Sold 4.5% position Western Asset High Yield (NYSE:HYI) at $14.55

Sold 14.5% position Invesco High Income 2024 (IHTA) at $9.66 (blended sales came in at $9.623 over several weeks)

Bought 6% position Lazard Worldwide Dividend & Income (LOR) at $9.90

Bought 3% in Credit Suisse High Yield Bond (DHY) at $2.35


We made 9% worth of buys and 19% worth of sales.  The excess proceeds will be allocated to cash for the time being.  


We purchased Western Asset High Yield (HYI) on January 30th on a convergence trade rationale.  The discount at the time was more than 13% which was well below its average.  Today, the discount has tightened dramatically, far faster than we anticipated, and stands in the mid-7% area.  We think this is a solid enough return on the fund and are taking our profits.  Remember, this is a term trust fund which liquidates in 6.5 years.  That should keep the discount tethered but the discount reached our target 2%+ per year discount capture.  

Invesco High Income 2024 (IHTA) is a fund we've held for some time now with most of purchased lots either at $9.00 or $9.10 per share (we did have a few lots in the teens and low-to-mid twenties.  Invesco recently released their January numbers for their funds and IHTA showed further erosion in earnings and UNII burning off.  Coverage has fallen to 89.2% and UNII is down to 9.7 cents, from 10.5 last month.  Given the bounce (we issued a sell recommendation a few weeks ago), we would take the profits.  


We have commented on Lazard Worldwide Div & Inc (LOR) several times and even owned a small position in it for our international equity exposure.  The fund has not performed well as European equities have struggled as have all developed equity markets ex-US in the last 16 months.  We think this has two upside catalysts:

  1. The fund is conducting a 20% tender offer, which is mostly already priced in.  However, two largest activists (and the two most efficient in getting things done), Bulldog and Karpus, own more than one-quarter of all the outstanding shares.  While this could lower the tender ratio (how many shares we get lifted, we could see further activism from them down the road.
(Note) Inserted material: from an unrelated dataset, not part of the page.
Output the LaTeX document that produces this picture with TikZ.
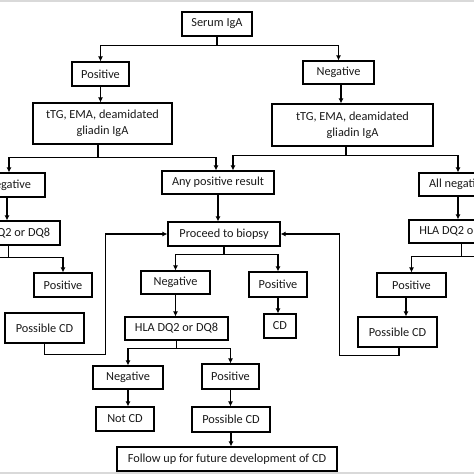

  2. The more important aspect is that the NAV is finally trending higher- something we have been waiting quite some time to realize.  International equities may have turned a corner as a lot of negativity is currently priced into the markets.  Germany and others are nearing recession and could cause further declines.  But we want to maintain some allocation and this is our fund of choice in that space (also have a small allocation to FDEU).  
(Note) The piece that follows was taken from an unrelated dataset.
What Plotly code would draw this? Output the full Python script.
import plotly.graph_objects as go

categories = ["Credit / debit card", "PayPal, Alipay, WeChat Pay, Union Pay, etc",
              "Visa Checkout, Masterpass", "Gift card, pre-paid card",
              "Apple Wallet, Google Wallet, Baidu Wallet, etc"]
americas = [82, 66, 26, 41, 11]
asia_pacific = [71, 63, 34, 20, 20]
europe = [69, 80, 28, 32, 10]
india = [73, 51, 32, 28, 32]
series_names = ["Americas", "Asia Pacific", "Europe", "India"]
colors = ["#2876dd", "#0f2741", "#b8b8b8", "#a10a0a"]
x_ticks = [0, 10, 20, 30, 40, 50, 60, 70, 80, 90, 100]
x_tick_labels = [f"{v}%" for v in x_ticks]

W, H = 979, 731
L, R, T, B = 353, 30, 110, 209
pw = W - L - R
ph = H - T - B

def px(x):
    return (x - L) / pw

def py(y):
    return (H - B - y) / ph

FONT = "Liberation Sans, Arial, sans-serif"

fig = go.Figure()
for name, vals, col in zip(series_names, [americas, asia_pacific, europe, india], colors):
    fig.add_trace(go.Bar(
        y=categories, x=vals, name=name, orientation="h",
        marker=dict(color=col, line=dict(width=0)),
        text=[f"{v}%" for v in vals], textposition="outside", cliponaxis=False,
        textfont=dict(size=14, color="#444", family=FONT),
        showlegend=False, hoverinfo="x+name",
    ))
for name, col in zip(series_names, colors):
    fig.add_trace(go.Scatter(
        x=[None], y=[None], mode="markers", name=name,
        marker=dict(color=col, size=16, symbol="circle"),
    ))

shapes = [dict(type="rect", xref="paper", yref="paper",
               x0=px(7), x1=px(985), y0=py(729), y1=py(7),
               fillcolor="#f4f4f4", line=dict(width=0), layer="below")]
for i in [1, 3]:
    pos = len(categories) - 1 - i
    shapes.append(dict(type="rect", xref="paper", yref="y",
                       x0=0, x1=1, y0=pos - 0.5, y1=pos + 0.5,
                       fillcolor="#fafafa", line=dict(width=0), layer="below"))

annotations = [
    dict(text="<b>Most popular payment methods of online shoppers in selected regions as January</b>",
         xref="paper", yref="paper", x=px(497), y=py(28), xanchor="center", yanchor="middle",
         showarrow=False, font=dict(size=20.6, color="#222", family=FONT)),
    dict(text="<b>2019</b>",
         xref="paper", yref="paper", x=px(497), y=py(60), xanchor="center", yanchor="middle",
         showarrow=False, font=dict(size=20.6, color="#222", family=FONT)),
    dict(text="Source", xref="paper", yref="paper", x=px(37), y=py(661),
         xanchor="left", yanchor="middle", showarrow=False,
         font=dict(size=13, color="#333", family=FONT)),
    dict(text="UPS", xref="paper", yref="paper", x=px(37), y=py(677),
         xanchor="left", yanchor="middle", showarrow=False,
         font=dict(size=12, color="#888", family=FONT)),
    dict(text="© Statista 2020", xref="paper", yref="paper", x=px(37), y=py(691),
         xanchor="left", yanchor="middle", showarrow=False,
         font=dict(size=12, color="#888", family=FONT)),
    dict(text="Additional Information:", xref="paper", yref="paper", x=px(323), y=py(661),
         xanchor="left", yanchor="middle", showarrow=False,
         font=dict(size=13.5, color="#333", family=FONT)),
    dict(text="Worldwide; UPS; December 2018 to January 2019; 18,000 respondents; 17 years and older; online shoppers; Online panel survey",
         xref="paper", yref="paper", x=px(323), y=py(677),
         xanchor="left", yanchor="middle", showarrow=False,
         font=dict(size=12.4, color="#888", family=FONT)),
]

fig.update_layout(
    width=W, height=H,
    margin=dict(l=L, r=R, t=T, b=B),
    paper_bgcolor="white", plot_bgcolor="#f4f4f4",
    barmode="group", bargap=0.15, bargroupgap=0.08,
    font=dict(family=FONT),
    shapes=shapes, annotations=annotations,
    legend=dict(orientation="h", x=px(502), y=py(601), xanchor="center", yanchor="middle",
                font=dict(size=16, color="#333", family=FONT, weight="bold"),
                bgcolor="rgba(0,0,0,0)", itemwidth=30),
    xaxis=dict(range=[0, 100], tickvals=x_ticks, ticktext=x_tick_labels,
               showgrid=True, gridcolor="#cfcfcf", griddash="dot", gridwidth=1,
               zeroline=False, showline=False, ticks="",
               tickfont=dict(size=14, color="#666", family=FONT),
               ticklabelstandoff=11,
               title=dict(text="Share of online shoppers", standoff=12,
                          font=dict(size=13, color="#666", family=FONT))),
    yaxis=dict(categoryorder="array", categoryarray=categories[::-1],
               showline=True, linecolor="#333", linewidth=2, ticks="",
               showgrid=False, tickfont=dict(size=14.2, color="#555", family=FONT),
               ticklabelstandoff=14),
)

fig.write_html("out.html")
Credit Suisse High Yield (DHY) is a new name to many of you and is a very junky high yield fund.  We established a small position in it to capture what we think could be a discount tightening opportunity in the fund.  It trades just over a 7% discount to NAV, compared to the -4.1% one-year average and a -1.9% three-year average.  The wider discount is likely due to the distribution cut made last month lowering the payment from $0.02 to $0.019 for a reduction of 5%.  This fund has plenty of liquidity, is levered 33%, and has a -1.0 z-score.